Let GF(pⁿ) be the Galois field with pⁿ elements. Then GF(pⁿ) is a vector space V of dimension n over the field GF(p). So GL(n,K) with K=GF(p) is your linear group. Furthermore the multiplicative group of GF(pⁿ) is cyclic with generator say a. The order of a in this multiplicative group is then pⁿ-1 . Define the linear transformation T of V by T(v)=av for all v in V. Then clearly when T is viewed as a permutation on V, T is the product of a 1 cycle and a pⁿ-1 cycle.
I took this solution directly from B. Huppert, Endliche Gruppen I, p. 187

I understand this solution. Thanks.

Can you look into my approach see if you can make it work?

It's hard for me to abandon my approach because I had made good progress with it.

 

[Deveno]

I think what you are doing is not work in $(F_{p})^n$ as a vector space over $F_p$ but work in $F_{p^n}$ as a vector space over $F_p$. Showing the existence of a linear operator $T:F_{p^n}\to F_{p^n}$ which is good with a vector in $F_{p^n}$ (see my original post for the definition of goodness ) suffices.

You have a good eye...In fact, when working with eigenvalues and eigenvectors, it is often necessary to enlarge the base field...for example the matrix:

\(\displaystyle \begin{bmatrix}\cos \theta&-\sin\theta \\ \sin\theta&\cos\theta \end{bmatrix}\)

has no real eigenvectors (except when \(\displaystyle \theta = 0\) or \(\displaystyle \pi\)), but it DOES have complex eigenvectors.

For this solution to make sense it must be true that $F_p$ is embedded in $F_{p^n}$. I had not known about this fact since I have not studied finite field explicitly yet but I confirmed that this is indeed true.
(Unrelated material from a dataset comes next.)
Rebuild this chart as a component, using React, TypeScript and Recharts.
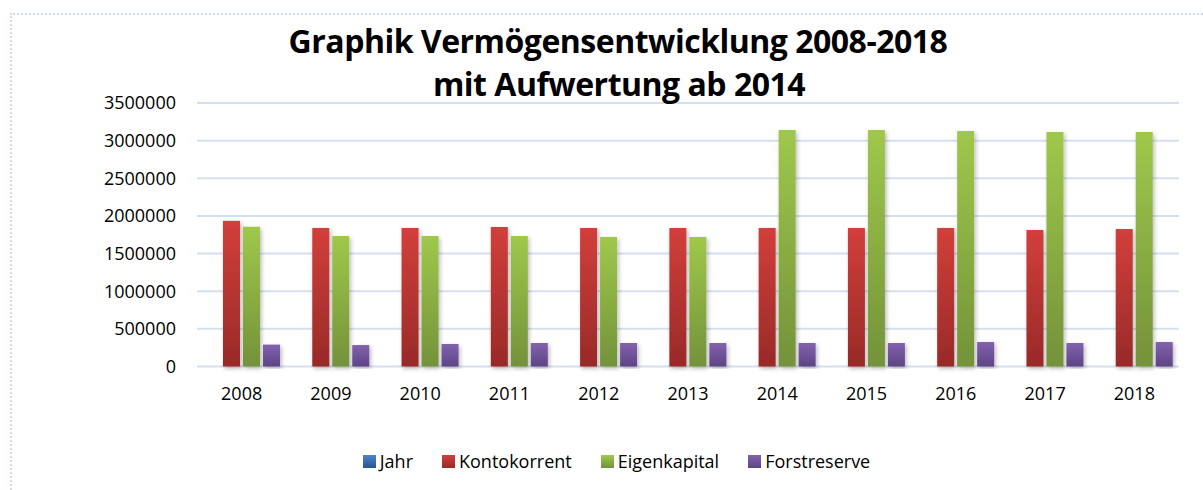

If you have an easy proof of this then please post it. Meanwhile I'll try to prove it myself.
If I am wrong here then please stop me right away because then I have clearly misunderstood you solution.

\(\displaystyle F_{p^n}\) can be realized as the unique (up to isomorphism) splitting field of the polynomial \(\displaystyle x^{p^n} - x \in F_p[x]\).

So here you are using the fact that $F_p$ is embedded in $F_{p^n}$ right?Okay...An eigenvalue of any linear operator must come for the ground field of the vector space, isn't it? Here our ground field is $F_p$. I don't understand how can an element of $F_{p^n}$ be an eigenvalue?

No, this is not true (see my example above). I used the larger field to show that if \(\displaystyle T^k \neq I\) in this larger field, then it certainly doesn't have order k considered back in the base field.

I think you mean $v\in F_{p^n}$ and not $(F_{p^n})^n$. Am I right?

No, I meant in the larger field...the eigenvalues in this case don't exist in the smaller field (because of the irreducibility of m(x)).

I don't understand this because of the doubt I had above about $\xi$ being an eigenvalue and also a little bit unsure about $v$.

One can prove that the roots of m(x) are the eignevalues of the companion matrix using induction on n, for example see here:

homework - characteristic polynomial of companion matrix - Mathematics Stack Exchange

Yes. I am comfortable with the cyclic nature of the group of units of any finite field.I am trying to understand this. I'll get back in some time.

Thanks.

I would like to mention here that johng's comment is also dead on the money...what I did is show how one can specifically pull this back "to matrix form". The key point is that multiplication in an extension field \(\displaystyle E\) over a base field \(\displaystyle F\) is \(\displaystyle F\)-linear, due to the field axioms. One generally has this result for any extension ring over a central sub-ring (a fact that is put to good use in studying algebras).

The interplay of linear algebra, polynomials, and fields in the finite case is almost magical to me. The finite general linear groups are fascinating, and somewhat mysterious.